MINNEAPOLIS -- Christian Watford went his last two games without making a basket. So Indiana coach Tom Crean told him to stay focused on his defense.
The Hoosiers confidently followed their plan to an important road victory, showing the kind of poise that's been eluding Minnesota for weeks.
Watford rediscovered his shooting stroke with 12 points for Indiana (No. 24 ESPN/USA Today, No. 23 AP), and the Hoosiers blew out the sputtering Gophers 69-50 on Sunday.
"Our guys were locked in," Crean said. "They were very focused."
Victor Oladipo and Jordan Hulls each scored 12 points themselves, and Verdell Jones III added 11 points off the bench for Indiana (22-7, 9-7 Big Ten), which held the Gophers to a season-low score and went 21 for 25 at the free-throw line. That's exactly what Crean wanted, plus a relentless approach to rebounding.

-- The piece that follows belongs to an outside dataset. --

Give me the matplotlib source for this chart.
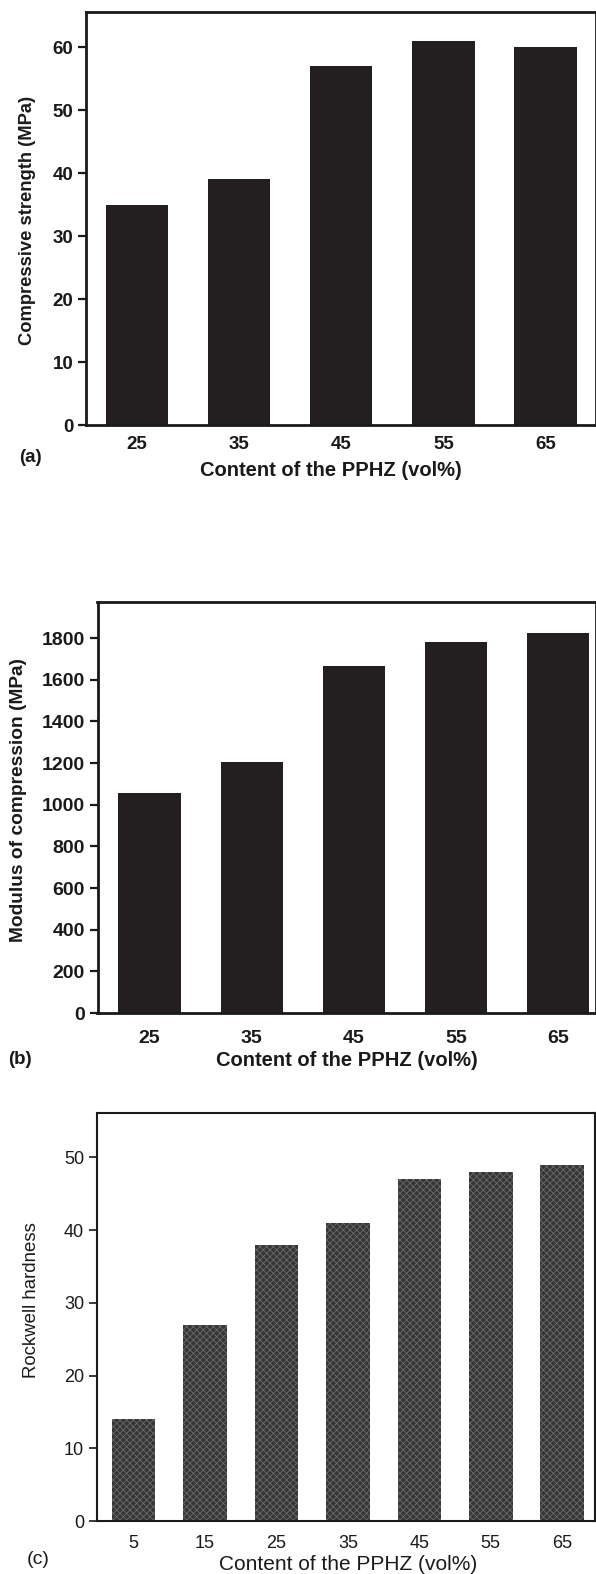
import numpy as np
import matplotlib
matplotlib.use("Agg")
import matplotlib.pyplot as plt

plt.rcParams['font.family'] = ['Liberation Sans', 'DejaVu Sans']
plt.rcParams['hatch.linewidth'] = 0.6

# ---- data ----
content_ab = ["25", "35", "45", "55", "65"]
compressive_strength = [35, 39, 57, 61, 60]
modulus = [1055, 1205, 1665, 1780, 1825]
content_c = ["5", "15", "25", "35", "45", "55", "65"]
rockwell = [14, 27, 38, 41, 47, 48, 49]

W, H = 596, 1574
fig = plt.figure(figsize=(W / 100, H / 100), dpi=100)


def ax_px(left, top, right, bottom):
    return fig.add_axes([left / W, 1 - bottom / H, (right - left) / W, (bottom - top) / H])


def ftext(x, y, s, **kw):
    fig.text(x / W, 1 - y / H, s, **kw)


def style(ax, lw, fs, weight):
    for sp in ax.spines.values():
        sp.set_linewidth(lw)
        sp.set_color('#1a1a1a')
    ax.tick_params(axis='y', direction='out', length=6, width=lw * 0.8,
                   labelsize=fs, pad=3, colors='#1a1a1a')
    ax.tick_params(axis='x', length=0, labelsize=fs, pad=6, colors='#1a1a1a')
    for lab in ax.get_xticklabels() + ax.get_yticklabels():
        lab.set_fontweight(weight)


# ---- (a) ----
ax1 = ax_px(86, 12, 595.5, 425)
x1 = np.arange(len(content_ab))
ax1.bar(x1, compressive_strength, width=0.61, color='#231f20')
ax1.set_xlim(-0.5, 4.49)
ax1.set_ylim(0, 65.6)
ax1.set_yticks([0, 10, 20, 30, 40, 50, 60])
ax1.set_xticks(x1)
ax1.set_xticklabels(content_ab)
style(ax1, 2.0, 13.5, 'bold')
ax1.tick_params(axis='x', pad=8)
ftext(28, 220, "Compressive strength (MPa)", rotation=90, ha='center', va='center',
      fontsize=13.2, fontweight='bold', color='#1a1a1a')
ftext(331, 470, "Content of the PPHZ (vol%)", ha='center', va='center',
      fontsize=14.5, fontweight='bold', color='#1a1a1a')
ftext(30, 457, "(a)", ha='center', va='center', fontsize=13.5, fontweight='bold', color='#1a1a1a')

# ---- (b) ----
ax2 = ax_px(97.5, 602, 596, 1013)
x2 = np.arange(len(content_ab))
ax2.bar(x2, modulus, width=0.61, color='#231f20')
ax2.set_xlim(-0.51, 4.37)
ax2.set_ylim(0, 1973)
ax2.set_yticks(np.arange(0, 1801, 200))
ax2.set_xticks(x2)
ax2.set_xticklabels(content_ab)
style(ax2, 2.0, 14, 'bold')
ax2.tick_params(axis='x', pad=12)
ftext(19, 800, "Modulus of compression (MPa)", rotation=90, ha='center', va='center',
      fontsize=13.8, fontweight='bold', color='#1a1a1a')
ftext(347, 1060, "Content of the PPHZ (vol%)", ha='center', va='center',
      fontsize=14.5, fontweight='bold', color='#1a1a1a')
ftext(20, 1060, "(b)", ha='center', va='center', fontsize=13.5, fontweight='bold', color='#1a1a1a')

# ---- (c) ----
ax3 = ax_px(96.5, 1113, 595, 1521)
x3 = np.arange(len(content_c))
ax3.bar(x3, rockwell, width=0.61, facecolor='#363636', edgecolor='#6a6a6a',
        hatch='xxxxx', linewidth=0)
ax3.set_xlim(-0.52, 6.46)
ax3.set_ylim(0, 56.1)
ax3.set_yticks([0, 10, 20, 30, 40, 50])
ax3.set_xticks(x3)
ax3.set_xticklabels(content_c)
style(ax3, 1.5, 13, 'normal')
ax3.tick_params(axis='x', pad=10)
ftext(32, 1300, "Rockwell hardness", rotation=90, ha='center', va='center',
      fontsize=13.4, color='#1a1a1a')
ftext(348, 1565, "Content of the PPHZ (vol%)", ha='center', va='center',
      fontsize=15, color='#1a1a1a')
ftext(38, 1560, "(c)", ha='center', va='center', fontsize=14, color='#1a1a1a')

fig.savefig("out.png", dpi=100)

"When you get away from what your concerns are and you stay with what really, really matters, it's amazing what works out," Crean said.

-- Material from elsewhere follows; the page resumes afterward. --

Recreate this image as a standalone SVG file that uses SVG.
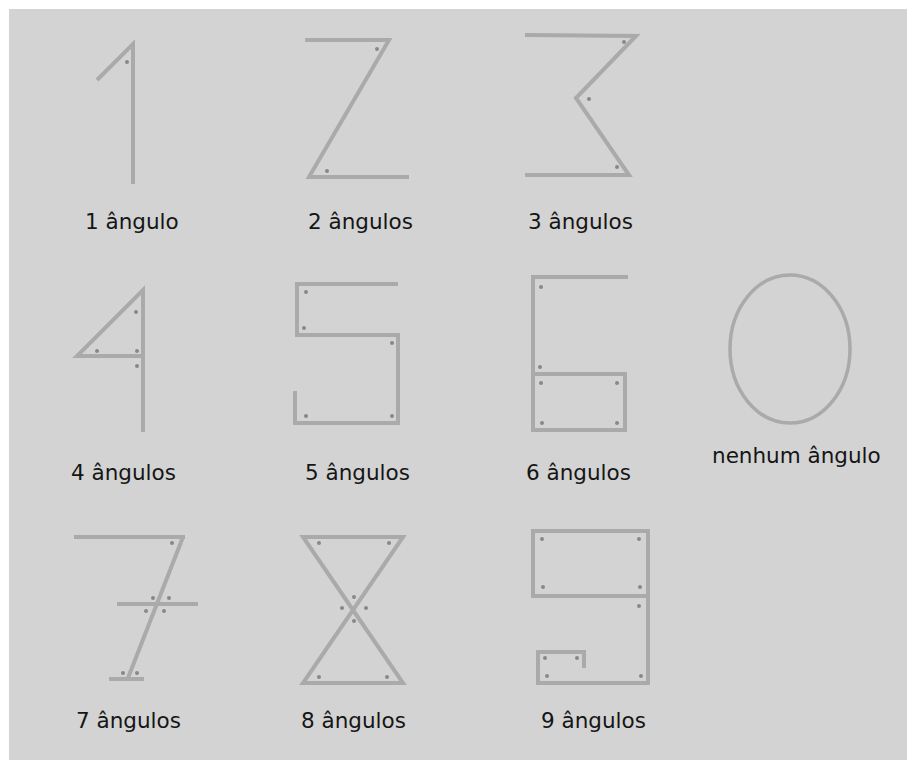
<svg xmlns="http://www.w3.org/2000/svg" width="907" height="760" viewBox="0 0 907 760">
<style>
.s{fill:none;stroke:#aaaaaa;stroke-width:4;stroke-linejoin:miter;stroke-linecap:butt}
.d{fill:#888888}
.t{font-family:"DejaVu Sans",Verdana,sans-serif;font-size:21.5px;fill:#151515}
</style>
<rect x="0" y="0" width="907" height="760" fill="#ffffff"/>
<rect x="9" y="9" width="898" height="751" fill="#d3d3d3"/>
<g id="n1">
<polyline class="s" points="97,80 133,44 133,184"/>
<circle class="d" cx="127" cy="62" r="2"/>
<text class="t" x="85" y="229">1 ângulo</text>
</g>
<g id="n2">
<polyline class="s" points="305,40 389,40 309,177 409,177"/>
<circle class="d" cx="377" cy="49" r="2"/>
<circle class="d" cx="327" cy="171" r="2"/>
<text class="t" x="308" y="229">2 ângulos</text>
</g>
<g id="n3">
<polyline class="s" points="525,35 636,36 576,98 629,175 525,175"/>
<circle class="d" cx="624" cy="42" r="2"/>
<circle class="d" cx="589" cy="99" r="2"/>
<circle class="d" cx="617" cy="167" r="2"/>
<text class="t" x="528" y="229">3 ângulos</text>
</g>
<g id="n4">
<polyline class="s" points="143,432 143,290 77,356 143,356"/>
<circle class="d" cx="136" cy="312" r="2"/>
<circle class="d" cx="97" cy="351" r="2"/>
<circle class="d" cx="137" cy="351" r="2"/>
<circle class="d" cx="137" cy="366" r="2"/>
<text class="t" x="71" y="480">4 ângulos</text>
</g>
<g id="n5">
<polyline class="s" points="398,284 297,284 297,335 398,335 398,423 295,423 295,391"/>
<circle class="d" cx="306" cy="292" r="2"/>
<circle class="d" cx="304" cy="328" r="2"/>
<circle class="d" cx="392" cy="343" r="2"/>
<circle class="d" cx="306" cy="416" r="2"/>
<circle class="d" cx="392" cy="416" r="2"/>
<text class="t" x="305" y="480">5 ângulos</text>
</g>
<g id="n6">
<polyline class="s" points="628,277 533,277 533,430 625,430 625,374 533,374"/>
<circle class="d" cx="541" cy="287" r="2"/>
<circle class="d" cx="540" cy="367" r="2"/>
<circle class="d" cx="541" cy="383" r="2"/>
<circle class="d" cx="617" cy="383" r="2"/>
<circle class="d" cx="542" cy="423" r="2"/>
<circle class="d" cx="617" cy="423" r="2"/>
<text class="t" x="526" y="480">6 ângulos</text>
</g>
<g id="n0">
<ellipse class="s" cx="790" cy="349" rx="60" ry="74" style="stroke-width:3.5"/>
<text class="t" x="712" y="463">nenhum ângulo</text>
</g>
<g id="n7">
<line class="s" x1="74" y1="537" x2="185" y2="537"/>
<line class="s" x1="183" y1="537" x2="128" y2="678"/>
<line class="s" x1="117" y1="604" x2="198" y2="604"/>
<line class="s" x1="109" y1="679" x2="144" y2="679"/>
<circle class="d" cx="172" cy="543" r="2"/>
<circle class="d" cx="153" cy="598" r="2"/>
<circle class="d" cx="169" cy="598" r="2"/>
<circle class="d" cx="146" cy="611" r="2"/>
<circle class="d" cx="164" cy="611" r="2"/>
<circle class="d" cx="123" cy="673" r="2"/>
<circle class="d" cx="137" cy="673" r="2"/>
<text class="t" x="76" y="728">7 ângulos</text>
</g>
<g id="n8">
<polygon class="s" points="303,537 403,537 303,683 403,683"/>
<circle class="d" cx="319" cy="543" r="2"/>
<circle class="d" cx="389" cy="543" r="2"/>
<circle class="d" cx="354" cy="597" r="2"/>
<circle class="d" cx="342" cy="608" r="2"/>
<circle class="d" cx="366" cy="608" r="2"/>
<circle class="d" cx="354" cy="621" r="2"/>
<circle class="d" cx="319" cy="677" r="2"/>
<circle class="d" cx="387" cy="677" r="2"/>
<text class="t" x="301" y="728">8 ângulos</text>
</g>
<g id="n9">
<polyline class="s" points="648,596 533,596 533,531 648,531 648,683 538,683 538,652 584,652 584,668"/>
<circle class="d" cx="542" cy="539" r="2"/>
<circle class="d" cx="639" cy="539" r="2"/>
<circle class="d" cx="543" cy="587" r="2"/>
<circle class="d" cx="640" cy="587" r="2"/>
<circle class="d" cx="639" cy="606" r="2"/>
<circle class="d" cx="545" cy="658" r="2"/>
<circle class="d" cx="577" cy="658" r="2"/>
<circle class="d" cx="547" cy="676" r="2"/>
<circle class="d" cx="641" cy="676" r="2"/>
<text class="t" x="541" y="728">9 ângulos</text>
</g>
<g id="connectors"/>
</svg>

Watford was 0 for 13 from the floor over the last two games, but he knocked down a pull-up jump shot and a 3-pointer in the first half. He only pulled the trigger four times, but he was 7 for 7 from the line and grabbed six rebounds. Oladipo had eight boards for Indiana, which kept pace with Purdue and Wisconsin in the scramble for fourth through eighth place. Hulls, who went 3 for 11 over his last three games, hit a pair of 3-pointers and finished 4 for 8 from the field.
But, again, the proof of this success was in the defense.

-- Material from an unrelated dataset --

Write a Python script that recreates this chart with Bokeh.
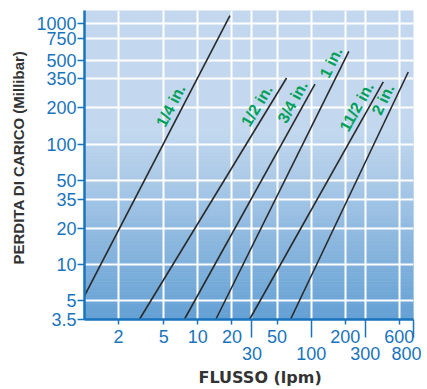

"We got a lot of stops in a row and we were able to rebound the ball, push it and run our offense the way we wanted to," Hull said. "It was good for us that way."
The Gophers (17-12, 5-11) won 77-74 at Assembly Hall when the Hoosiers were seventh in the Associated Press poll six weeks ago, a potentially season-changing victory that softened the sting of an 0-4 start in the conference. But their performance this afternoon was nothing like that night.
"I think we had a big sense of urgency this game, a sense of urgency just to execute our plays and get stops and get a lead," Oladipo said. "They got us at our place. We always had that in the back of our mind."
The Hoosiers raised their Big Ten road record to 3-6 by holding the Gophers to 31 percent shooting, by far their lowest rate this season. Watford frequently defended freshman point guard Andre Hollins, who picked up two quick fouls and fouled out in only 16 minutes of playing time. Oladipo stifled power forward Rodney Williams in the post.
"It kind of helps me get going a little bit. That's what I've got to do, be able to guard multiple positions," Watford said.
That loss to Minnesota on Jan. 12 started a slide of five defeats in seven games, but Indiana has recovered at least enough to have a little momentum entering March. The Hoosiers host conference leader Michigan State on Tuesday. They haven't beaten a ranked team since Jan. 5, after they took down Kentucky, Ohio State and Michigan in the span of a month, but they're now guaranteed to finish at least .500 in the Big Ten after going 8-46 over Crean's first three years.
They got this victory despite a quiet game from leading scorer Cody Zeller, who had seven points on 3 for 8 shooting.
"Just shows you how deep we are and how we're all capable of playing if we put our mind to it," Oladipo said.
Austin Hollins had 14 points for the Gophers, who lost their fifth straight game. This was the lowest score against Indiana in a conference game this season. The Hoosiers gave up 54 points to Penn State last month.
"I think it's just a matter of going out there and playing hard every second you're on the floor, because they came at our necks and I guess they wanted it more," said Hollins, the only Gophers player with more than six points.
Minnesota carried the body language of a defeated team, failing to secure the ball in crowds or get to the loose ones quickly enough. They didn't get back on defense or cut off the back-door cuts consistently. Williams winced routinely when he held his hand up in the post and didn't get the ball; he didn't attempt a single shot in the first half and finished with three points. Coach Tubby Smith said he wasn't mentally engaged enough.
Senior Ralph Sampson III went 1 for 11 from the field, his worst career shooting performance in any game with five or more attempts.
"We didn't show that spirit, that fight that you have to have," Smith said.